Movie Review: Frequency

Frequency comes in loud and clear
By RANDALL KING


You may have seen a coming-attraction trailer for Frequency, which uses the "something for everyone" pitch in wooing audiences.

 You've got your Twilight Zone-style science fiction concept -- a man living in 1999 communicates with his dead father in 1969 over a ham radio.

 You've got your suspense -- their communication inadvertently causes a serial killer to survive an accident and kill again.

 And you've got your sentiment -- the trailer ends with a heartfelt "I love you dad" / "I love you too, son" exchange that will cause many an eyeball to go rolling upwards.

 The wacky concept is TimeCop meets Field of Dreams with a dash of The Silence of the Lambs.
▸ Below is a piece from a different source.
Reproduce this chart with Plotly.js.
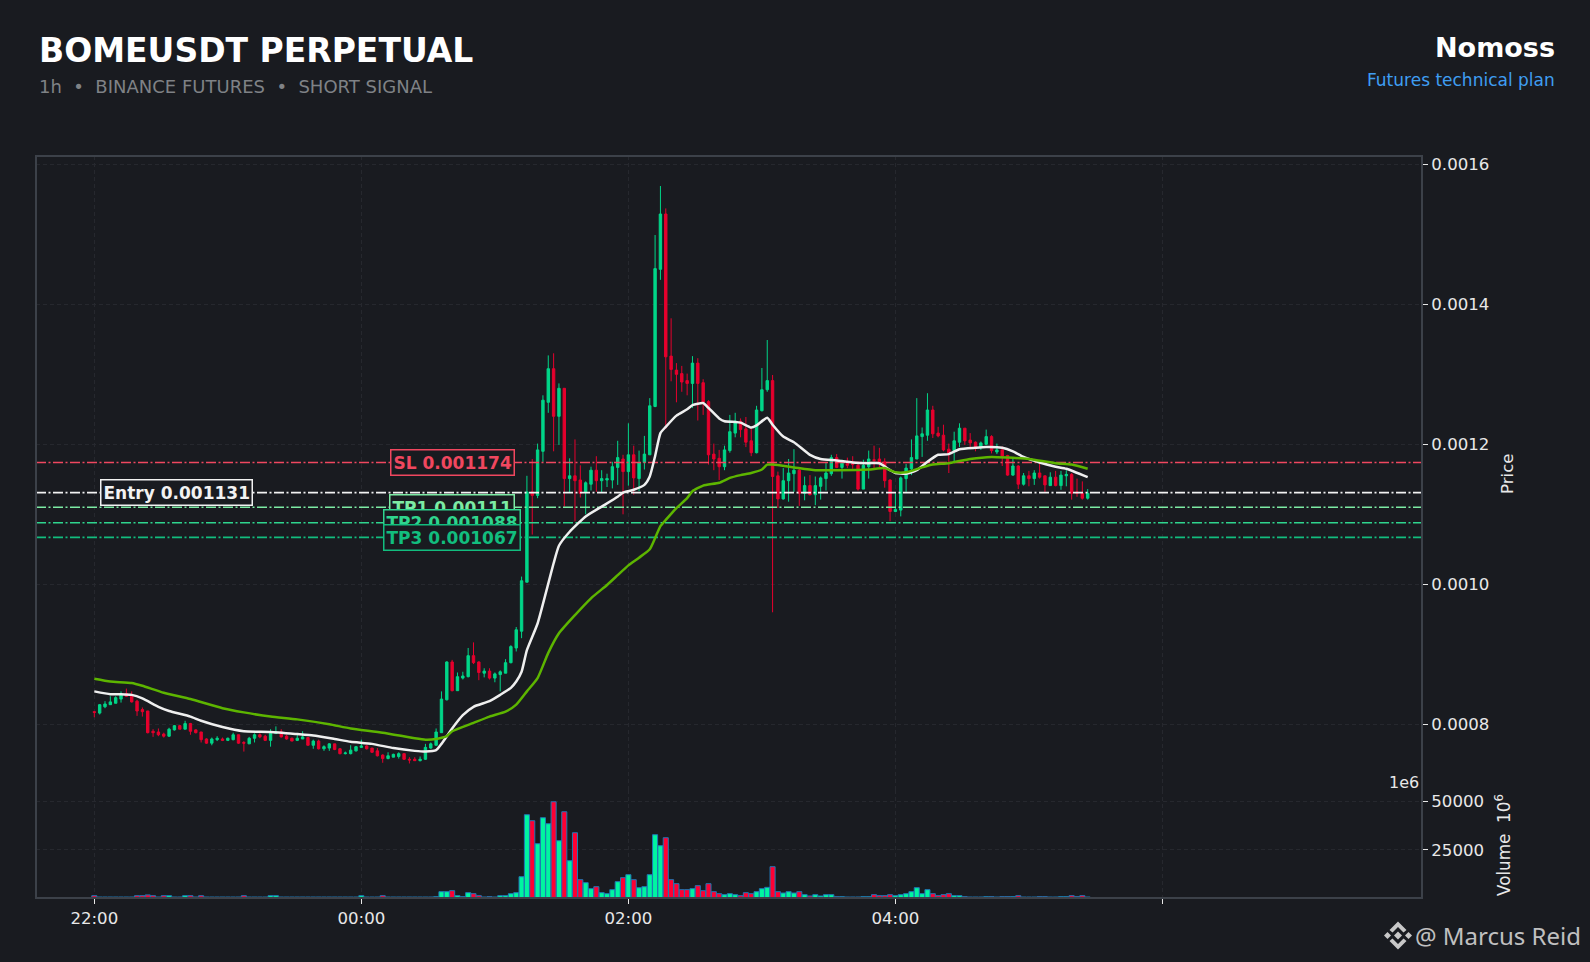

But the truth is that Frequency isn't nearly as awful as its trailer.

 The year is 1999 and troubled detective John Sullivan (Jim Caviezel) is playing with his dad's old ham radio during a rare occurrence of aurora borealis over New York City. The only guy he contacts turns out to be Frank Sullivan (Dennis Quaid), John's firefighter father ... who died on the job 30 years earlier. Frank too is playing with the radio during a northern lights display, but the year is 1969.

 Subsequent to their conversation, John succeeds in changing his dad's fate by alerting him to the mistake that would have killed him. But in the process of saving his father, a nurse-stalking serial killer called the Nightingale is also inadvertently spared from death so he can kill again. One of his future victims may be Frank's nurse wife and John's mother Julia (Elizabeth Mitchell). Desperately communicating over their ham radio, the cop and the firefighter attempt to collaborate on a desperate effort to catch the killer and once again alter the past.

 Get past Quaid's dubious Queens accent and his performance is a welcome throwback to the cocksure attitude he copped in films such as The Big Easy. And Caviezel admirably keeps a straight face through dialogue that might have confounded a lesser actor.

 Director Gregory Hoblit (Primal Fear) manages to keep the movie's two-pronged timelines from tangling in a knot until the final showdown sequence, which frankly raises more Star Trek nerd-type questions than it answers.

 But this ain't American Beauty, so it's best not to look closer. Be content that in its own fancifully melodramatic way, Frequency's appeal as a unique little thriller doesn't get lost in the static.